If I've gleaned anything from keeping a glum journal throughout this year, it's that I keep returning to the language of grief. It seems like the closest reference point for being pushed into such disorienting terrain.
Standing in a superstore parking lot before leaving Ohio, I watched some geese fly south, and I remembered my parents' relationship with birds. My mother was a lapsed Catholic who kept the church at a distance. My father never talked about god. Not until the end. But they both believed in birds.
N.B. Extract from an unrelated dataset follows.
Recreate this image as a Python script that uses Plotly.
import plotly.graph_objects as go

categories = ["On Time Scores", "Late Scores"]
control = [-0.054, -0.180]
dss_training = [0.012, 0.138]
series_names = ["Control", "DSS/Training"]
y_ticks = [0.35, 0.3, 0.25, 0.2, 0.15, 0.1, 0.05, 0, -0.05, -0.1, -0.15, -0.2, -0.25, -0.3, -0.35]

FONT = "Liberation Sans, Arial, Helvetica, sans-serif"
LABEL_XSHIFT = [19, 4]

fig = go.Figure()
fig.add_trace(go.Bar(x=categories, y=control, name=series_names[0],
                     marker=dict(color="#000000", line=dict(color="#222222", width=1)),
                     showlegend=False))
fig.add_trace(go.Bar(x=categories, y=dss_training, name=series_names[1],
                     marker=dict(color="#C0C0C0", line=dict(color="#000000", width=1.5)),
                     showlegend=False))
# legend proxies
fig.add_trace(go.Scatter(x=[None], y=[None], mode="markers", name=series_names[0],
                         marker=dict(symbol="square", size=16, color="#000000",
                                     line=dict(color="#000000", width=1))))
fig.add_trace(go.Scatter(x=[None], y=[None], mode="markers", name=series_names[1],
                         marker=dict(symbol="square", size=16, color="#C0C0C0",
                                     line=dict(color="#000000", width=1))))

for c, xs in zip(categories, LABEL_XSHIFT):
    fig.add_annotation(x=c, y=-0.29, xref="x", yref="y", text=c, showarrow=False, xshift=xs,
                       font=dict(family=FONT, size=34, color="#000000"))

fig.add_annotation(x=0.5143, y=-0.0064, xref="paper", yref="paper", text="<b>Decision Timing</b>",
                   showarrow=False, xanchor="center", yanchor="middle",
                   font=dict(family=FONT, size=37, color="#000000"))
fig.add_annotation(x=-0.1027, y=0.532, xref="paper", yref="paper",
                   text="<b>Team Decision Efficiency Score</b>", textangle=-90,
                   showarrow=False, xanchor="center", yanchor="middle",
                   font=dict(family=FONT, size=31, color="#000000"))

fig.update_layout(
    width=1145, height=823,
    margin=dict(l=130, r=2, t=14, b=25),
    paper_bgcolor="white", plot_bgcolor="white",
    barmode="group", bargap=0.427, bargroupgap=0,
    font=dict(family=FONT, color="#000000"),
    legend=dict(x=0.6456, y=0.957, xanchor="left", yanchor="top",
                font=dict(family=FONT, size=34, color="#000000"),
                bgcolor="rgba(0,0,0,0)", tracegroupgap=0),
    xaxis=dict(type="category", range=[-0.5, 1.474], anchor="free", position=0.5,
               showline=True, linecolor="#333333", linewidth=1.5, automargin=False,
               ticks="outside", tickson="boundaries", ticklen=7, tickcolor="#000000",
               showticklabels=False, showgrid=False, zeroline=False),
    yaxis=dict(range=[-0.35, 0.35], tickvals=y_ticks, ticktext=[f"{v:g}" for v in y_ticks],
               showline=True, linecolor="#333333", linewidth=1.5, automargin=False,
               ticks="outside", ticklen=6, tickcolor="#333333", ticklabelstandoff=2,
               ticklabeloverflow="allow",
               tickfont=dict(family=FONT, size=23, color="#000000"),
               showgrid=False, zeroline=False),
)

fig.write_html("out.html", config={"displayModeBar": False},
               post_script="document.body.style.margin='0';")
My father lost his mom to cancer when he was twenty-four. I never met her, but I know she loved the great blue heron, a big swoopy thing that dragged its legs across the sky. Whenever my parents saw one, they'd pull the car to the side of the road and gawk. There she is, they'd whisper. My father would bite his lip, and it was the closest I ever saw him come to tears until the day my mother died.
My grandfather kept a stuffed bald eagle in the basement, an oddly seditious act. But he was all too happy to show you the federal paperwork, including a letter with the president's seal that said the bird was legal. He found it on the beach when he was a boy. It had a broken wing, and he tried to nurse it back to health but failed. After my grandfather died, my father reported seeing bald eagles in improbable places. A parking lot outside of Grand Rapids. Circling over the Detroit interstate.
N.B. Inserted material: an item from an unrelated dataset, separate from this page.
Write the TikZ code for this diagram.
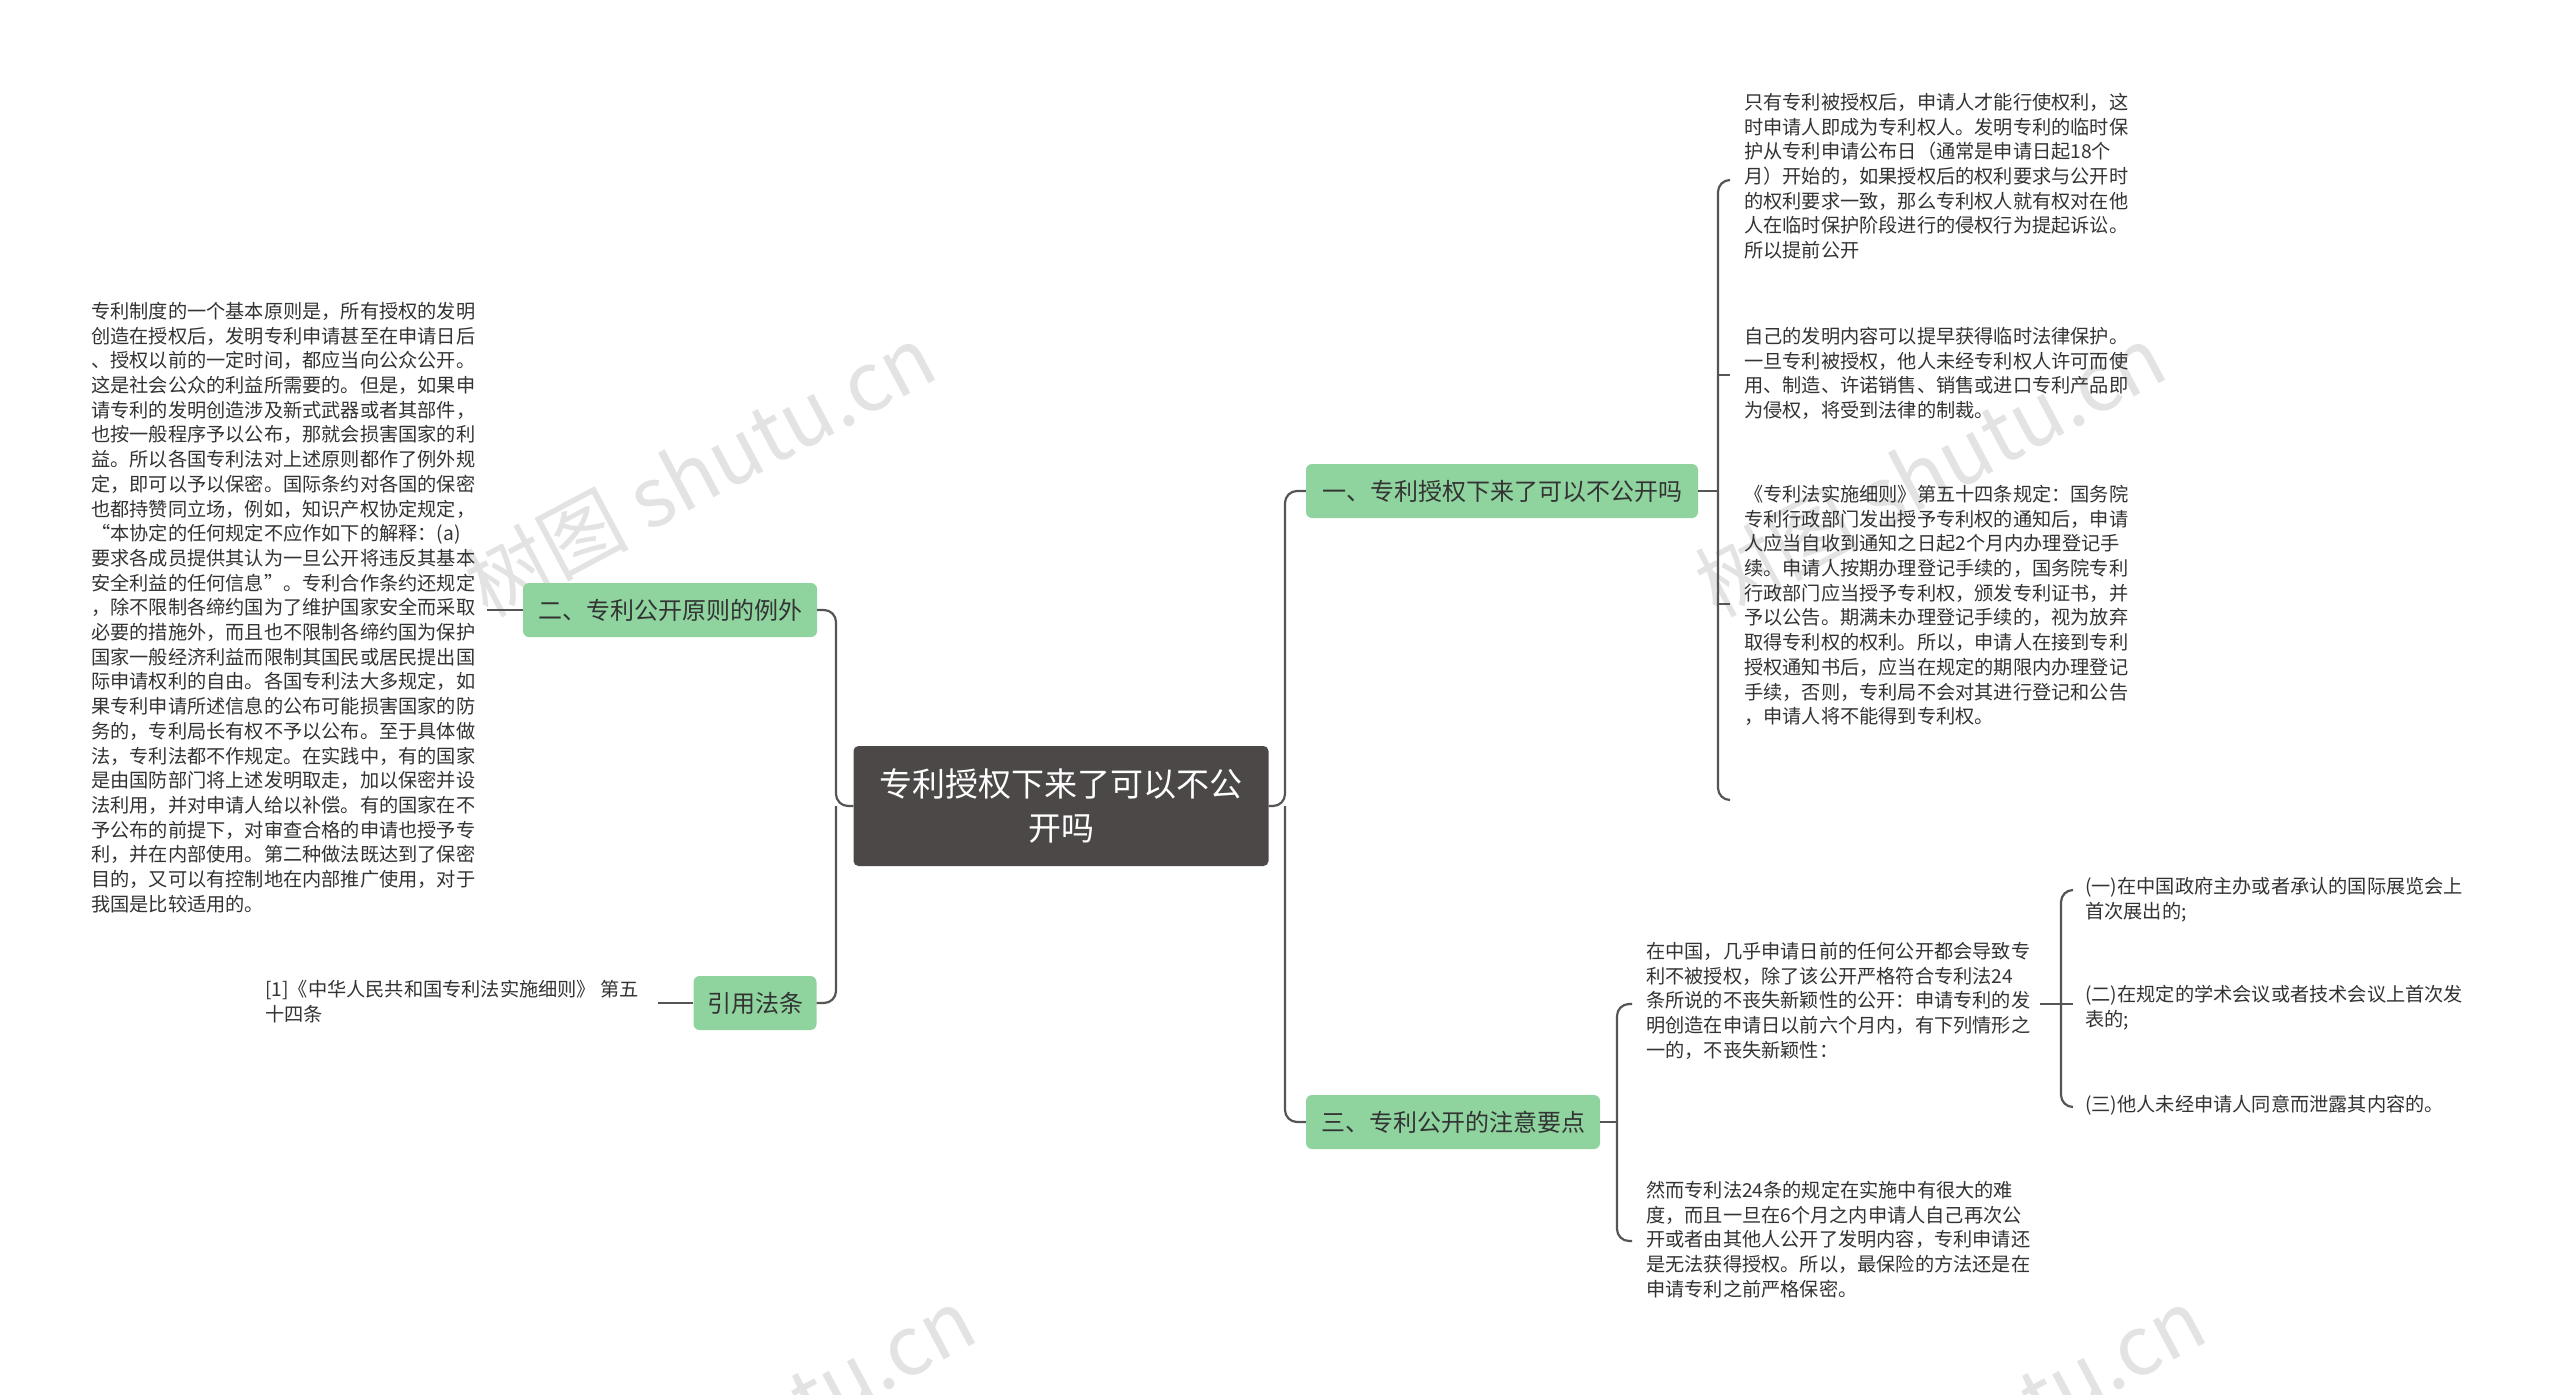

My father's faith in birds deepened after my mother died. "Now she's a blue jay," he said. "Remember how excited she would get when she saw the first one each spring?" Over the years, he would call at odd hours with reports of blue jays. He saw one perched on the railing of the building where he moved after selling the house. He saw one on the hospital lawn after his lung transplant. He saw blue jays in places they don't live. Over the years, I became accustomed to how he'd clear his throat to make space for his inventory of herons, eagles, and blue jays. These birds were plain facts to him, proof of a sensible universe where those who left us did not leave us.
I realized too late that I never knew my father's favorite bird, and now there's nobody left to ask. But if I see a blue jay flying alongside a different bird, maybe a cardinal or robin, I'll know that's the one.
Perhaps it's more fruitful to contemplate the desire to believe rather than the shape it takes.
Input
My current listening has gone matte black: Demdike Stare. Vatican Shadow. Temple Ov Saturn.
Some algorithm suggested I watch Million Dollar Baby, and so I did, thinking it might be some classed-up version of Rocky or Karate Kid that I could half-watch while I worked. But holy Christ, it's the most relentless film I've seen in ages. By the time Clint Eastwood was explaining the meaning of mo chuisle, I was bawling. Not sure if this speaks to the quality of the movie or my state of mind these days.
I was so excited about the first few episodes of Raised By Wolves, which seemed like it was setting the table for a cosmic fable about faith. Then it went manic and supernatural. Now I'm rewatching Halt and Catch Fire because it's a rare show about creativity—and oddly reassuring despite (or because of?) its heartbreaking early-days optimism about technology.